Frontière et contrebande en Roussillon au XIXème siècle

L'histoire de la frontière et de la contrebande sous-entend un problème plus large, celui de la continuité des courants, des liens étroits après le Traité des Pyrénées de 1659 entre les deux Catalognes : pour les frontaliers des Pyrénées-Orientales, la frontière n'existe pas comme il n'y a pas de contrebande et le Roussillon demeure catalan : on vit de façon semblable des deux côtés de la frontière. S'il y a une vraie coupure, elle se situe aux Corbières : ici la civilisation est différente, la langue. Les courants économiques poussent toujours les hommes à regarder vers le Sud, et les limites imprécises de la frontière en Haut-Vallespir, en Cerdagne autour de Palau et de Llivia facilite en cela l'activité de la contrebande.
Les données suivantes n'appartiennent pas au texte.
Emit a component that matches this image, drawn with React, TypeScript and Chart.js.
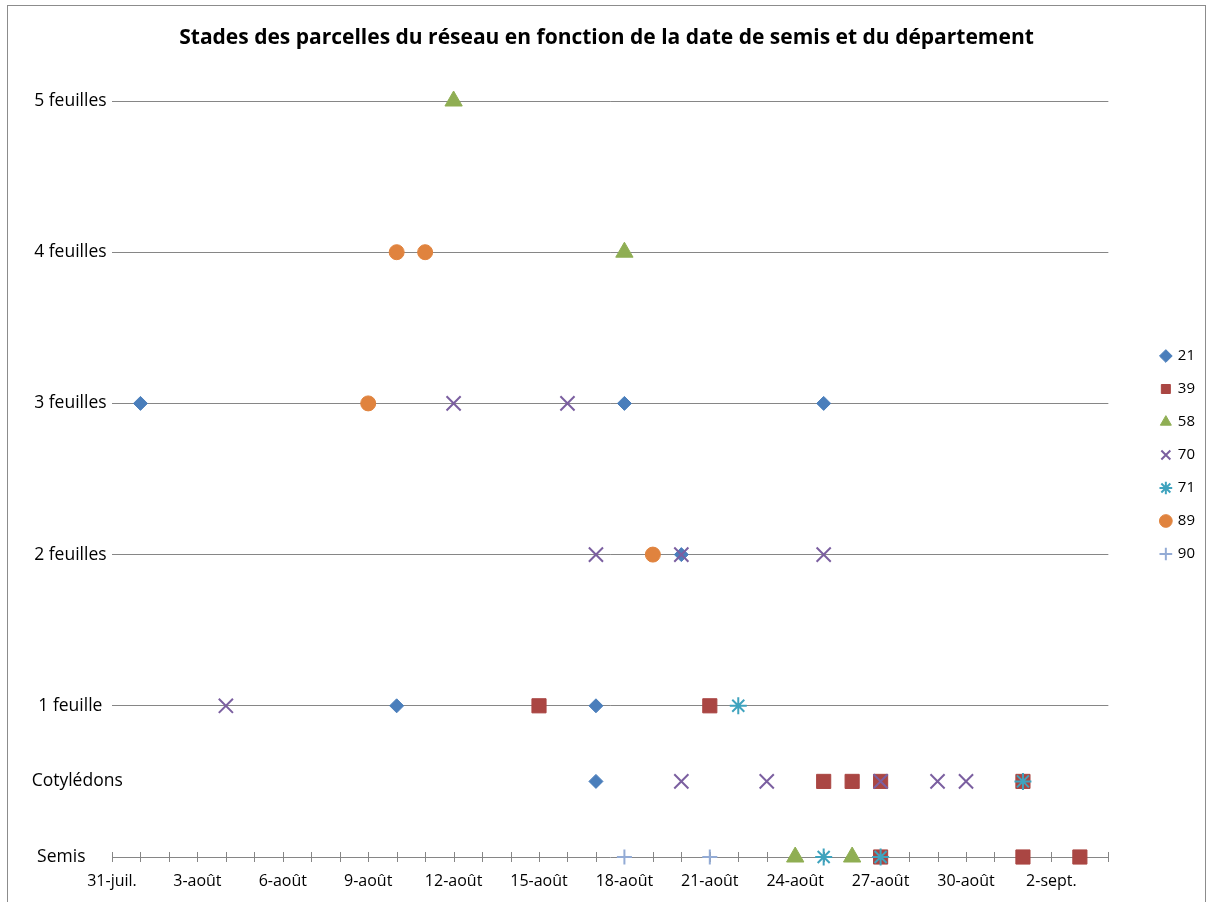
import React, { useEffect, useRef } from "react";
import { Chart, registerables } from "chart.js";

Chart.register(...registerables);

// x values = days counted from 31 juillet (0 = 31-juil., 1 = 1-août, 32 = 1-sept.)
const xTickLabels = ["31-juil.", "3-août", "6-août", "9-août", "12-août", "15-août", "18-août", "21-août", "24-août", "27-août", "30-août", "2-sept."];
const xMaxDay = 35;

const stageValues = [0, 0.5, 1, 2, 3, 4, 5];
const stageLabels = ["Semis    ", "   Cotylédons", "1 feuille", "2 feuilles", "3 feuilles", "4 feuilles", "5 feuilles"];

const departements = ["21", "39", "58", "70", "71", "89", "90"];

const serie21 = [
  { x: 1, y: 3 }, { x: 18, y: 3 }, { x: 25, y: 3 },
  { x: 20, y: 2 },
  { x: 10, y: 1 }, { x: 17, y: 1 },
  { x: 17, y: 0.5 },
];
const serie39 = [
  { x: 15, y: 1 }, { x: 21, y: 1 },
  { x: 25, y: 0.5 }, { x: 26, y: 0.5 }, { x: 27, y: 0.5 }, { x: 32, y: 0.5 },
  { x: 27, y: 0 }, { x: 32, y: 0 }, { x: 34, y: 0 },
];
const serie58 = [
  { x: 12, y: 5 },
  { x: 18, y: 4 },
  { x: 24, y: 0 }, { x: 26, y: 0 },
];
const serie70 = [
  { x: 12, y: 3 }, { x: 16, y: 3 },
  { x: 17, y: 2 }, { x: 20, y: 2 }, { x: 25, y: 2 },
  { x: 4, y: 1 },
  { x: 20, y: 0.5 }, { x: 23, y: 0.5 }, { x: 27, y: 0.5 }, { x: 29, y: 0.5 }, { x: 30, y: 0.5 },
];
const serie71 = [
  { x: 22, y: 1 },
  { x: 32, y: 0.5 },
  { x: 25, y: 0 }, { x: 27, y: 0 },
];
const serie89 = [
  { x: 10, y: 4 }, { x: 11, y: 4 },
  { x: 9, y: 3 },
  { x: 19, y: 2 },
];
const serie90 = [
  { x: 18, y: 0 }, { x: 21, y: 0 },
];

const seriesData = [serie21, serie39, serie58, serie70, serie71, serie89, serie90];
const seriesColors = ["#4A7EBB", "#AA4643", "#8FAE53", "#7B5FA0", "#3FA3BE", "#E0833E", "#93ABD5"];
const seriesStyles = ["rectRot", "rect", "triangle", "crossRot", "star", "circle", "cross"];
const seriesRadius = [7, 10, 10, 10, 8.5, 7.5, 7.5];
const seriesBorder = [1, 1, 1, 2, 2, 1, 2];

const FONT = "'Open Sans', Lato, sans-serif";
const GRID = "#868686";

const crossTicks = {
  id: "crossTicks",
  beforeDatasetsDraw(chart: any) {
    const xs = chart.scales.x;
    const y0 = chart.scales.y.getPixelForValue(0);
    const ctx = chart.ctx;
    ctx.save();
    ctx.strokeStyle = GRID;
    ctx.lineWidth = 1;
    xs.ticks.forEach((_t: any, i: number) => {
      const px = Math.round(xs.getPixelForTick(i)) + 0.5;
      ctx.beginPath();
      ctx.moveTo(px, y0 - 5);
      ctx.lineTo(px, y0 + 5);
      ctx.stroke();
    });
    ctx.restore();
  },
};

// legend a bit away from the plot area and title centred on the whole canvas, as in the original
const boxTweaks = {
  id: "boxTweaks",
  afterLayout(chart: any) {
    const L = chart.legend;
    if (L) {
      const dx = chart.chartArea.right + 35 - L.left;
      L.left += dx;
      L.right += dx;
      L.top += 4;
      L.bottom += 4;
    }
    const T = chart.titleBlock;
    if (T) {
      T.left = 0;
      T.right = chart.width;
      T.width = chart.width;
    }
  },
};

export default function App() {
  const ref = useRef<HTMLCanvasElement | null>(null);

  useEffect(() => {
    document.body.style.margin = "0";
    if (!ref.current) return;
    const chart = new Chart(ref.current, {
      type: "scatter",
      data: {
        datasets: departements.map((d, i) => ({
          label: d,
          data: seriesData[i],
          pointStyle: seriesStyles[i] as any,
          pointRadius: seriesRadius[i],
          pointHoverRadius: seriesRadius[i],
          backgroundColor: seriesColors[i],
          borderColor: seriesColors[i],
          pointBorderWidth: seriesBorder[i],
          borderWidth: seriesBorder[i],
          clip: false as any,
          order: departements.length - i,
        })),
      },
      options: {
        animation: false,
        responsive: false,
        maintainAspectRatio: false,
        layout: { padding: { top: 0, left: 0, right: 43, bottom: 0 } },
        plugins: {
          title: {
            display: true,
            text: "Stades des parcelles du réseau en fonction de la date de semis et du département",
            color: "#000",
            font: { family: FONT, size: 21, weight: "bold" },
            padding: { top: 25, bottom: 50.8 },
          },
          legend: {
            display: true,
            position: "right",
            labels: {
              usePointStyle: true,
              boxWidth: 9,
              boxHeight: 9,
              padding: 18,
              color: "#000",
              font: { family: FONT, size: 15 },
              sort: (a: any, b: any) => a.datasetIndex - b.datasetIndex,
            },
          },
          tooltip: { enabled: false },
        },
        scales: {
          x: {
            type: "linear",
            min: 0,
            max: xMaxDay,
            afterBuildTicks: (scale: any) => {
              const t = [];
              for (let d = 0; d <= xMaxDay; d++) t.push({ value: d });
              scale.ticks = t;
            },
            afterFit: (scale: any) => {
              scale.height = 45;
            },
            ticks: {
              autoSkip: false,
              maxRotation: 0,
              padding: 15,
              color: "#000",
              font: { family: FONT, size: 16 },
              callback: (v: any) => (Number(v) % 3 === 0 ? xTickLabels[Number(v) / 3] ?? "" : ""),
            },
            grid: { display: true, drawOnChartArea: false, drawTicks: false },
            border: { display: true, color: GRID, width: 1 },
          },
          y: {
            type: "linear",
            min: 0,
            max: 5,
            afterBuildTicks: (scale: any) => {
              scale.ticks = stageValues.map((v) => ({ value: v }));
            },
            afterFit: (scale: any) => {
              scale.width = 112;
            },
            ticks: {
              mirror: true,
              padding: -94,
              crossAlign: "center",
              color: "#000",
              font: { family: FONT, size: 17.5 },
              callback: (v: any) => {
                const idx = stageValues.indexOf(Number(v));
                return idx >= 0 ? stageLabels[idx] : "";
              },
            },
            grid: {
              drawTicks: false,
              color: (c: any) => (c.tick && c.tick.value >= 1 ? GRID : "rgba(0,0,0,0)"),
              lineWidth: 1,
            },
            border: { display: false },
          },
        },
      },
      plugins: [crossTicks, boxTweaks],
    });
    return () => chart.destroy();
  }, []);

  return (
    <div style={{ position: "relative", width: 1213, height: 902, overflow: "hidden", background: "#fff" }}>
      <div
        style={{
          position: "absolute",
          left: 7,
          top: 5,
          width: 1199,
          height: 940,
          border: "1.5px solid #8c8c8c",
          boxSizing: "border-box",
        }}
      />
      <canvas ref={ref} width={1213} height={902} style={{ position: "absolute", left: 0, top: 0, display: "block" }} />
    </div>
  );
}
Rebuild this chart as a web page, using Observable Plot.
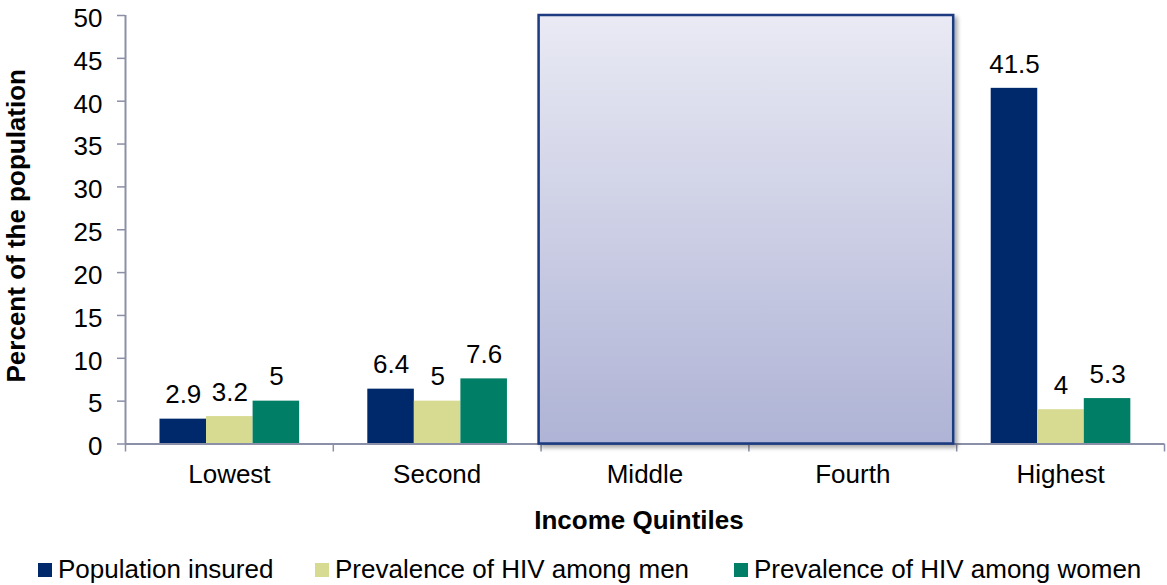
<!DOCTYPE html>
<html><head><meta charset="utf-8">
<script src="https://cdn.jsdelivr.net/npm/d3@7"></script>
<script src="https://cdn.jsdelivr.net/npm/@observablehq/plot@0.6"></script>
<style>
body{margin:0;background:#fff;font-family:"Liberation Sans",Arial,sans-serif;}
#chart{position:relative;width:1167px;height:585px;overflow:hidden;}
#chart svg{display:block;}
.legend{position:absolute;top:540px;left:0;width:1167px;height:45px;}
.item{position:absolute;top:15px;display:flex;align-items:center;font-size:26px;color:#000;white-space:nowrap;line-height:29px;}
.sw{width:14px;height:14px;margin-right:6px;flex:none;}
</style></head><body><div id="chart"></div>
<script>
// ---- data ----
const categories = ["Lowest", "Second", "Middle", "Fourth", "Highest"];
const seriesNames = ["Population insured", "Prevalence of HIV among men", "Prevalence of HIV among women"];
const populationInsured = [2.9, 6.4, null, null, 41.5];
const hivAmongMen = [3.2, 5, null, null, 4];
const hivAmongWomen = [5, 7.6, null, null, 5.3];
const seriesColors = ["#00296b", "#d6db91", "#007e66"];
const yTicks = [0, 5, 10, 15, 20, 25, 30, 35, 40, 45, 50];
const noDataCategories = ["Middle", "Fourth"];
const xTitle = "Income Quintiles";
const yTitle = "Percent of the population";

// ---- table ----
const seriesValues = [populationInsured, hivAmongMen, hivAmongWomen];
const groupStart = 0.166, barW = 0.224;
const rows = [];
categories.forEach((c, ci) => {
  seriesValues.forEach((vals, si) => {
    const v = vals[ci];
    if (v == null) return;
    const x1 = ci + groupStart + si * barW;
    rows.push({category: c, series: seriesNames[si], value: v, label: String(v), x1, x2: x1 + barW, xc: x1 + barW / 2});
  });
});
const yMax = yTicks[yTicks.length - 1];
const boxSpan = [{from: categories.indexOf(noDataCategories[0]), to: categories.indexOf(noDataCategories[noDataCategories.length - 1]) + 1}];

const axisColor = "#8b8fa7";

const gradientDefs = () => {
  const defs = d3.create("svg:defs");
  const g = defs.append("linearGradient").attr("id", "boxGrad")
    .attr("x1", 0).attr("y1", 0).attr("x2", 0).attr("y2", 1);
  g.append("stop").attr("offset", "0%").attr("stop-color", "#e9eaf4");
  g.append("stop").attr("offset", "100%").attr("stop-color", "#afb3d5");
  const f = defs.append("filter").attr("id", "boxShadow")
    .attr("x", "-5%").attr("y", "-5%").attr("width", "115%").attr("height", "115%");
  f.append("feDropShadow").attr("dx", 3).attr("dy", 3).attr("stdDeviation", 2)
    .attr("flood-color", "#000").attr("flood-opacity", 0.35);
  return defs.node();
};

const plot = Plot.plot({
  width: 1167,
  height: 540,
  marginTop: 15,
  marginBottom: 96.5,
  marginLeft: 125,
  marginRight: 3,
  style: {fontFamily: "'Liberation Sans', Arial, sans-serif", fontSize: "26px", color: "#000", background: "#fff"},
  x: {domain: [0, categories.length]},
  y: {domain: [0, yMax]},
  color: {domain: seriesNames, range: seriesColors},
  marks: [
    gradientDefs,
    Plot.rect(rows, {x1: "x1", x2: "x2", y1: 0, y2: "value", fill: "series"}),
    Plot.text(rows, {x: "xc", y: "value", text: "label", dy: -24, fontSize: 26, fill: "#000"}),
    Plot.ruleX([0], {y1: 0, y2: yMax, stroke: axisColor, strokeWidth: 2}),
    Plot.ruleY([0], {stroke: axisColor, strokeWidth: 2}),
    Plot.axisY({ticks: yTicks, tickSize: 8, stroke: axisColor, strokeWidth: 1.5, fill: "none", label: null}),
    Plot.axisY({ticks: yTicks, tickSize: 8, tickPadding: 15, stroke: "none", fill: "#000", dy: 3, fontSize: 26, label: null}),
    Plot.axisX({ticks: d3.range(categories.length + 1), tickSize: 8, stroke: axisColor, strokeWidth: 1.5, fill: "none", label: null, tickFormat: () => ""}),
    Plot.axisX({ticks: categories.map((c, i) => i + 0.5), tickSize: 0, tickPadding: 21, stroke: "none", fill: "#000", fontSize: 26, label: null, tickFormat: (d) => categories[Math.floor(d)]}),
    Plot.rect(boxSpan, {x1: "from", x2: "to", y1: 0, y2: yMax, fill: "url(#boxGrad)", stroke: "#1a3b80", strokeWidth: 2.5, insetLeft: -2, insetRight: 3}),
    Plot.text([yTitle], {frameAnchor: "left", textAnchor: "middle", lineAnchor: "middle", rotate: -90, dx: -108.5, dy: -4, fontWeight: "bold", fontSize: 26, fill: "#000"}),
    Plot.text([xTitle], {frameAnchor: "bottom", textAnchor: "middle", lineAnchor: "middle", dx: -6, dy: 77, fontWeight: "bold", fontSize: 26, fill: "#000"})
  ]
});

d3.select(plot).selectAll("rect").filter(function() { return this.getAttribute("fill") === "url(#boxGrad)"; })
  .attr("filter", "url(#boxShadow)");
d3.select(plot).selectAll("g").filter(function() { return this.getAttribute("fill") === "url(#boxGrad)"; })
  .selectAll("rect").attr("filter", "url(#boxShadow)");

const chart = document.getElementById("chart");
chart.appendChild(plot);

// ---- legend ----
const legend = document.createElement("div");
legend.className = "legend";
const legendLefts = [38, 315, 734];
seriesNames.forEach((name, i) => {
  const item = document.createElement("div");
  item.className = "item";
  item.style.left = legendLefts[i] + "px";
  const sw = document.createElement("span");
  sw.className = "sw";
  sw.style.background = seriesColors[i];
  const t = document.createElement("span");
  t.textContent = name;
  item.appendChild(sw);
  item.appendChild(t);
  legend.appendChild(item);
});
chart.appendChild(legend);
</script>
</body></html>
Jusqu'au blocus continental, la douane et les pouvoirs politiques ferment les yeux.

Le XIXème siècle naissant va voir changer l'état d'esprit des pouvoirs publics : d'abord la contrebande se transforme, ce n'est plus le sucre ou le tabac qui constituent l'essentiel du trafic mais bien ce qui est en jeu, la maîtrise industrielle du pays ; la contrebande aide au développement industriel de la Catalogne par l'exportation illégale de métiers à tisser Jacquard, par le débauchage d'ouvriers français.

Les troubles espagnols aidant, l'insécurité s 'accroît le long de la frontière, des bandes armées à l'images des célèbres Trabucayres sèment la terreur: le contrebandier devient un homme dangereux.

Frontière et contrebande 

Un contrebandier (A.D. Pyrénées-Orientales)

La frontière dès lors s'impose aux yeux des Roussillonnais, elle représente une ligne de protection contre les troubles espagnols : elle devient peu à peu la prise de conscience d'appartenance à une réalité différente.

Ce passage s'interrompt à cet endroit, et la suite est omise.